— start of Supplied information —

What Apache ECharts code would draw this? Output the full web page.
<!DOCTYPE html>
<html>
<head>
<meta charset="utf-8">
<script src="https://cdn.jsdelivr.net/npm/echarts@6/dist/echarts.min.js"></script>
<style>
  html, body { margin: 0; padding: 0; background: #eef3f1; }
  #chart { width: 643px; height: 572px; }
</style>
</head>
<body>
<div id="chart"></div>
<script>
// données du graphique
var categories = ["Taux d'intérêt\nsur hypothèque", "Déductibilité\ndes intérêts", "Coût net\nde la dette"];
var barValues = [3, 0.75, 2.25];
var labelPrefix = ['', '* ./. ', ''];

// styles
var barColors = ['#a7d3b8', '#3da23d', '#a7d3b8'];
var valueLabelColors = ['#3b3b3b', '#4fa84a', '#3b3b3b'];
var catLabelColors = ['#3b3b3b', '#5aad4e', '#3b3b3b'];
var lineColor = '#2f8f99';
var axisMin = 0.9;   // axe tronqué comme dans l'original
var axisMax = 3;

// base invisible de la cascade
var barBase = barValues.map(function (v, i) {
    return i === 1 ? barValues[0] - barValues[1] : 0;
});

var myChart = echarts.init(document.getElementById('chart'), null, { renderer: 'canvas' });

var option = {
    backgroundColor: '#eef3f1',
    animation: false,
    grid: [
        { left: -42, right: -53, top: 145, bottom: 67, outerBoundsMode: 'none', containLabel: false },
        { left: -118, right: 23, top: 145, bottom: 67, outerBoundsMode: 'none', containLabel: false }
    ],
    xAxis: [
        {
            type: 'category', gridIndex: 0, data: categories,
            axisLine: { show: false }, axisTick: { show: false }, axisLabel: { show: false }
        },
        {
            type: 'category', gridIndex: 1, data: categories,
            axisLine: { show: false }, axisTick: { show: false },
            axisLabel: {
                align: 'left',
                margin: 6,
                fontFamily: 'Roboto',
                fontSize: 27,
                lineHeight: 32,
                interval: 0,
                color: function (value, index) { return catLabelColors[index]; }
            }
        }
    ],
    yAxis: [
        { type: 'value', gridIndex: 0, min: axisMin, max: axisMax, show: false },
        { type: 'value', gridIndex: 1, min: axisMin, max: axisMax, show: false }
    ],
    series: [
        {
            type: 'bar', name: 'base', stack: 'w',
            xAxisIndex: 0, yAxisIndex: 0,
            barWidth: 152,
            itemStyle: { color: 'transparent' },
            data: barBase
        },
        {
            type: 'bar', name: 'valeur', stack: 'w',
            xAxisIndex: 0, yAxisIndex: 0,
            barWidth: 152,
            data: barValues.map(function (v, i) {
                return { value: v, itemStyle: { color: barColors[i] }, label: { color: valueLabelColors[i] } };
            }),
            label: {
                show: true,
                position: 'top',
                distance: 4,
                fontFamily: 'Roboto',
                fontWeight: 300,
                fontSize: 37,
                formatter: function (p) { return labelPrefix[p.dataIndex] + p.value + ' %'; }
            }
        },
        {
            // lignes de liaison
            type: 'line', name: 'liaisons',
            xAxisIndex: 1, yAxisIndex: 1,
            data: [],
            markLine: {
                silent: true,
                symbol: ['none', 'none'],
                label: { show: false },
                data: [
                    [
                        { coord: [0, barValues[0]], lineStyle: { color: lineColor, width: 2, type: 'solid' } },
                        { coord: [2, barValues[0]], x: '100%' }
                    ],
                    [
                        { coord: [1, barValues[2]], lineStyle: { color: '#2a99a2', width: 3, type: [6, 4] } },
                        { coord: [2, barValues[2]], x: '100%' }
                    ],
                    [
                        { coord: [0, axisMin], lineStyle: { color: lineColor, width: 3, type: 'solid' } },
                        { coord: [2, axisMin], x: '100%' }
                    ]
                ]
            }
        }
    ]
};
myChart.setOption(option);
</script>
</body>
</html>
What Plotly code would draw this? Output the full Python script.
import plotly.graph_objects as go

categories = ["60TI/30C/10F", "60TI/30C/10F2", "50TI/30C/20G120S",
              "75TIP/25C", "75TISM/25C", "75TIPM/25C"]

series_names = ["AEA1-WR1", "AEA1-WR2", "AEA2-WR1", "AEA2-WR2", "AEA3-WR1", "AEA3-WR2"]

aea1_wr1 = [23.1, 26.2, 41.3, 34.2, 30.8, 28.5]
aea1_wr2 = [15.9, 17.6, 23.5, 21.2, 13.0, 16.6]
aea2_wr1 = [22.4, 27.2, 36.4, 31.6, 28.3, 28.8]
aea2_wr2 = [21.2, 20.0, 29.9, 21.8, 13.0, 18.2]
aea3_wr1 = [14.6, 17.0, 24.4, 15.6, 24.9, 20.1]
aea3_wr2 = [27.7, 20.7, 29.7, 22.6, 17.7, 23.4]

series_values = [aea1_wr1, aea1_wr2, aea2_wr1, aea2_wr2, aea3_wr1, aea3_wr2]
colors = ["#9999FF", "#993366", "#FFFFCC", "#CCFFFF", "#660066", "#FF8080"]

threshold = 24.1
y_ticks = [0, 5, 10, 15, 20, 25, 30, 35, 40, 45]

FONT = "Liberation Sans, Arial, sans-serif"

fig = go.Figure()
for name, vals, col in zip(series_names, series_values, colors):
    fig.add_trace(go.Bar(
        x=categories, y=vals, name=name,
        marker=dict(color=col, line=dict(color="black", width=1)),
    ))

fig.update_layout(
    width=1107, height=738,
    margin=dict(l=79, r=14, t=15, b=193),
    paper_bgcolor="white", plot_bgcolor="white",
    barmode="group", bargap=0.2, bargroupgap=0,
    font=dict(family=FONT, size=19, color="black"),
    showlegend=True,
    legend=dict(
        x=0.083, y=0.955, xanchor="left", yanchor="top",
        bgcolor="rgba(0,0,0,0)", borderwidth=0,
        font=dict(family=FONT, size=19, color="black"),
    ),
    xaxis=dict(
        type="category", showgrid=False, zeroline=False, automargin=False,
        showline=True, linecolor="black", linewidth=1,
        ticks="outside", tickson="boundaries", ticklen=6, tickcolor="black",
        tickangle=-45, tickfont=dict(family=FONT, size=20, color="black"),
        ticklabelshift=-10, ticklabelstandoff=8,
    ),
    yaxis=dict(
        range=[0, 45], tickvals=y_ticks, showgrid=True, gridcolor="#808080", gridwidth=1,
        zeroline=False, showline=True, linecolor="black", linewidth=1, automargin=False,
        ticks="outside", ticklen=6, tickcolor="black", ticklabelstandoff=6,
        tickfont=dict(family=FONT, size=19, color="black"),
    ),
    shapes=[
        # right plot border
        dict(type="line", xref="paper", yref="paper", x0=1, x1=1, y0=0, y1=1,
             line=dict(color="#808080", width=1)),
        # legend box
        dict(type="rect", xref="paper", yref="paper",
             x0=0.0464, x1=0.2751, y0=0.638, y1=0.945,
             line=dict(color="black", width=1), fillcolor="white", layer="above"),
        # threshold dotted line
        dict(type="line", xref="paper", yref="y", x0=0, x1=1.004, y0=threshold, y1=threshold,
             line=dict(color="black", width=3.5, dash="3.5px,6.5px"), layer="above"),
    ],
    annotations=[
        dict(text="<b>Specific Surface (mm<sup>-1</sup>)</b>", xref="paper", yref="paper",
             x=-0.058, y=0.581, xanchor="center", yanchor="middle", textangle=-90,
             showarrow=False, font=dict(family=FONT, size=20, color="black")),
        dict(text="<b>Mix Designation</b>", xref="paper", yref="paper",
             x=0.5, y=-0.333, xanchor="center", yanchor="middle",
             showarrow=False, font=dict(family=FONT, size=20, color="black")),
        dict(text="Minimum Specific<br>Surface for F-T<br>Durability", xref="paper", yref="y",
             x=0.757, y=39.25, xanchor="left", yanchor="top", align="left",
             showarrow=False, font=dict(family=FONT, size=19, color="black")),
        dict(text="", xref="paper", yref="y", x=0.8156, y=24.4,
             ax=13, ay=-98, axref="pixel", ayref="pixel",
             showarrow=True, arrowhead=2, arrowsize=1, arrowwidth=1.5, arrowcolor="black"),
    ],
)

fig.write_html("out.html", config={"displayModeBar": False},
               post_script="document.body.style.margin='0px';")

— end of Supplied information —

▶ _Requirement_: From the entries above, select each line containing the string "full".

▶ _Correct output_:
What Apache ECharts code would draw this? Output the full web page.
What Plotly code would draw this? Output the full Python script.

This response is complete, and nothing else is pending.